»Der pure Hass in Baden-Baden«

Während seine Parteifreunde vor der SWR-Zentrale in Baden-Baden die Pressefreiheit ins Fadenkreuz nehmen und Medienschaffende bedrohen, verbreitet der Redner Rainer Rothfuß als Ortsvorsitzender der AfD in Lidnau erneut verschwörungsideologische Inhalte.

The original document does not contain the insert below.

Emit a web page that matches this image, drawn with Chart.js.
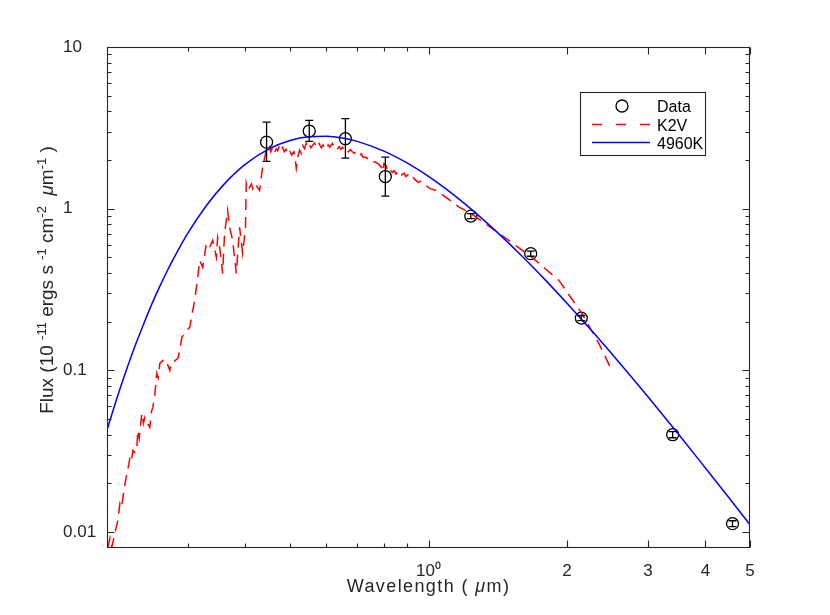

Pressefreiheit im Fadenkreuz

Anlässlich eines satirischen Videos des WDR haben unter anderem Anhänger und Funktionäre der AfD in den vergangenen zwei Wochen eine aufwendige Kampagne gegen öffentlich-rechtliche Medienanstalten in den sozialen Medien betrieben. Bereits am 29. Dezember hatten in Köln vor der WDR-Zentrale in Köln etwa 100 Personen aus dem rechtsradikalen Spektrum eine Kundgebung abgehalten. An der Kundgebung beteiligten sich unter anderem Mitglieder der Bruderschaft Deutschland und andere rechte Gruppen. Bereits im Vorfeld war es im Zuge der Kampagne in den sozialen Medien zu Bedrohungen gegen Mitarbeiter*innen des WDR gekommen. Auch abseits der Sendeanstalten versuchten rechtsradikale Akteure zudem Medienvertreter*innen einzuschüchtern und protestierten unter anderem vor dem Haus der Familie eines Journalisten.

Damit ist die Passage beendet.